Новая проекция не стала тотчас популярной, хотя для следующего поколения уже была вполне привычной. Если она не распространилась быстрее, то лишь потому, что карты были чрезвычайно популярны и, даже не слишком качественные, хорошо продавались. Многие карты предназначались не для моряков, а для джентльменов, «чтобы украсить их залы, гостиные или библиотеки» – это отметил Джон Ди в примечании к Евклиду. Моряки отдавали предпочтение «Маринерс Миррор» (1583). Это было простое и удобное пособие, содержащее элементарные навигационные методы, таблицы, астрономические правила и старомодные карты европейских вод. Издатели, неоднократно перепечатывавшие его, не видели никаких оснований для усовершенствования книги, даже когда появились лучшие карты. Оно все равно пользовалось спросом.

В 1605 году Генеральные штаты (парламент) Нидерландов поручили Виллему Блау (1571–1638) написать новое пособие для судоводителей. Блау принадлежал к научной школе картографов: он был не только издателем карт, но также компетентным и опытным изготовителем измерительных инструментов. Два года он провел у Тихо Браге в Ураниборге, изучая астрономию, географию и устройство точных инструментов. Результатом его работы стала книга «Свет навигации» (The Light of Navigation, 1612) – хорошее пособие, снабженное исправленными астрономическими и навигационными таблицами, а также новыми морскими картами в проекции Меркатора. Это была первая из многих работ, содержавших открытия конца XVI века. Теперь на первый план вышли английские математики, потеснив голландских и португальских. Лаг, бакстафф, разъяснение Райта меркаторской проекции – все это вошло в европейскую практику в первой половине XVII века.

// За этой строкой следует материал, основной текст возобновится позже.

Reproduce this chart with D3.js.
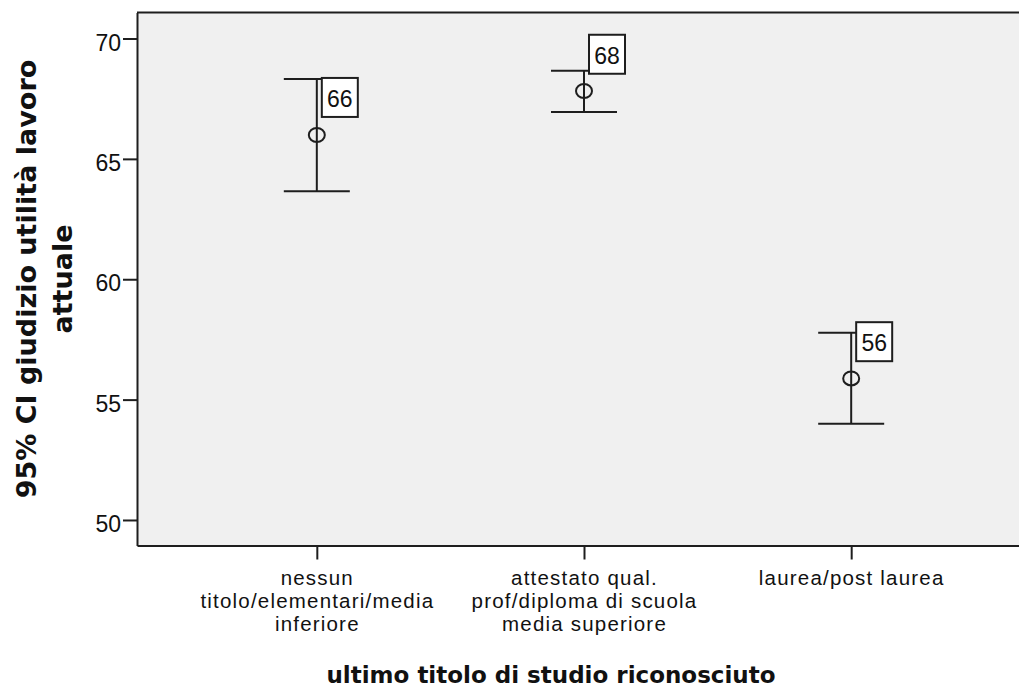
<!DOCTYPE html>
<html>
<head>
<meta charset="utf-8">
<script src="https://cdn.jsdelivr.net/npm/d3@7"></script>
<style>
  html, body { margin: 0; padding: 0; background: #ffffff; overflow: hidden; }
  svg { display: block; }
</style>
</head>
<body>
<script>
// ---- data ----
const categories = [
  "nessun\ntitolo/elementari/media\ninferiore",
  "attestato qual.\nprof/diploma di scuola\nmedia superiore",
  "laurea/post laurea"
];
const means   = [65.99, 67.82, 55.88];
const ciLower = [63.66, 66.95, 54.00];
const ciUpper = [68.32, 68.66, 57.78];
const yTicks  = [50, 55, 60, 65, 70];
const yTitleLines = ["95% CI giudizio utilità lavoro", "attuale"];
const xTitle = "ultimo titolo di studio riconosciuto";

// ---- layout ----
const W = 1019, H = 688;
const pLeft = 137, pRight = 1031, pTop = 12.5, pBottom = 545.5;
const lineColor = "#1e1e1e";
const textColor = "#111";
const tickFont = "'Liberation Sans', Arial, sans-serif";
const titleFont = "'DejaVu Sans', Verdana, sans-serif";
const labelBoxDy = [-1, -36, -10.5];

const svg = d3.select("body").append("svg").attr("width", W).attr("height", H);

const y = d3.scaleLinear().domain([48.94, 71.08]).range([pBottom, pTop]);
const x = d3.scalePoint().domain(categories).range([pLeft, pRight]).padding(0.673);

// plot background
svg.append("rect")
  .attr("x", pLeft).attr("y", pTop)
  .attr("width", pRight - pLeft).attr("height", pBottom - pTop)
  .attr("fill", "#f0f0f0");
svg.append("line")
  .attr("x1", pLeft).attr("x2", pRight)
  .attr("y1", pTop).attr("y2", pTop)
  .attr("stroke", lineColor).attr("stroke-width", 2);

// y axis
const gy = svg.append("g").attr("transform", `translate(${pLeft},0)`)
  .call(d3.axisLeft(y).tickValues(yTicks).tickSize(14).tickSizeOuter(0).tickPadding(2));
gy.selectAll("path, line").attr("stroke", lineColor).attr("stroke-width", 2);
gy.selectAll("text")
  .attr("dy", "0.5em")
  .attr("fill", textColor)
  .style("font-family", tickFont).style("font-size", "23px");

// x axis
const gx = svg.append("g").attr("transform", `translate(0,${pBottom})`)
  .call(d3.axisBottom(x).tickSize(14).tickSizeOuter(0));
gx.selectAll("path, line").attr("stroke", lineColor).attr("stroke-width", 2);
gx.selectAll("text").each(function(d) {
  const t = d3.select(this);
  t.text(null).attr("y", 39.5).attr("dy", null)
    .attr("fill", textColor)
    .style("font-family", tickFont).style("font-size", "20.5px")
    .style("letter-spacing", "1.2px");
  d.split("\n").forEach((ln, i) => {
    t.append("tspan").attr("x", 0).attr("dy", i === 0 ? 0 : 23).text(ln);
  });
});

// error bars
const capHalf = 33;
const bars = svg.append("g").selectAll("g").data(categories).join("g");
bars.append("line")
  .attr("x1", d => x(d)).attr("x2", d => x(d))
  .attr("y1", (d, i) => y(ciLower[i])).attr("y2", (d, i) => y(ciUpper[i]))
  .attr("stroke", lineColor).attr("stroke-width", 2);
bars.append("line")
  .attr("x1", d => x(d) - capHalf).attr("x2", d => x(d) + capHalf)
  .attr("y1", (d, i) => y(ciUpper[i])).attr("y2", (d, i) => y(ciUpper[i]))
  .attr("stroke", lineColor).attr("stroke-width", 2);
bars.append("line")
  .attr("x1", d => x(d) - capHalf).attr("x2", d => x(d) + capHalf)
  .attr("y1", (d, i) => y(ciLower[i])).attr("y2", (d, i) => y(ciLower[i]))
  .attr("stroke", lineColor).attr("stroke-width", 2);
bars.append("ellipse")
  .attr("cx", d => x(d)).attr("cy", (d, i) => y(means[i]))
  .attr("rx", 8).attr("ry", 7)
  .attr("fill", "none").attr("stroke", lineColor).attr("stroke-width", 2);

// value labels
const boxW = 36, boxH = 39;
const lbl = bars.append("g")
  .attr("transform", (d, i) => `translate(${x(d) + 5},${y(ciUpper[i]) + labelBoxDy[i]})`);
lbl.append("rect")
  .attr("x", 0).attr("y", 0).attr("width", boxW).attr("height", boxH)
  .attr("fill", "#ffffff").attr("stroke", lineColor).attr("stroke-width", 2);
lbl.append("text")
  .attr("x", boxW / 2).attr("y", 29)
  .attr("text-anchor", "middle")
  .attr("fill", textColor)
  .style("font-family", tickFont).style("font-size", "23px")
  .text((d, i) => d3.format(".0f")(means[i]));

// y title
const yt = svg.append("text")
  .attr("transform", `translate(0,${(pTop + pBottom) / 2}) rotate(-90)`)
  .attr("text-anchor", "middle")
  .attr("fill", textColor)
  .style("font-family", titleFont).style("font-weight", "bold").style("font-size", "27px");
yTitleLines.forEach((ln, i) => {
  yt.append("tspan").attr("x", 0).attr("y", i === 0 ? 36 : 72).text(ln);
});

// x title
svg.append("text")
  .attr("x", 551).attr("y", 683)
  .attr("text-anchor", "middle")
  .attr("fill", textColor)
  .style("font-family", titleFont).style("font-weight", "bold").style("font-size", "23px")
  .text(xTitle);
</script>
</body>
</html>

Изготовитель инструментов был не единственным ремесленником, нуждавшимся в помощи математиков. Для инженеров математика тоже была важна. Гражданское и военное инженерное дело являлось востребованным и прибыльным занятием на всей территории Европы, и в первую очередь в Италии. В тот период был особенно велик интерес к машинам и механизмам, о чем свидетельствуют многочисленные книги с красочными иллюстрациями, в которых описывались силовые машины, насосы, мельницы, краны, военные машины, пневматические и гидравлические устройства и многое другое.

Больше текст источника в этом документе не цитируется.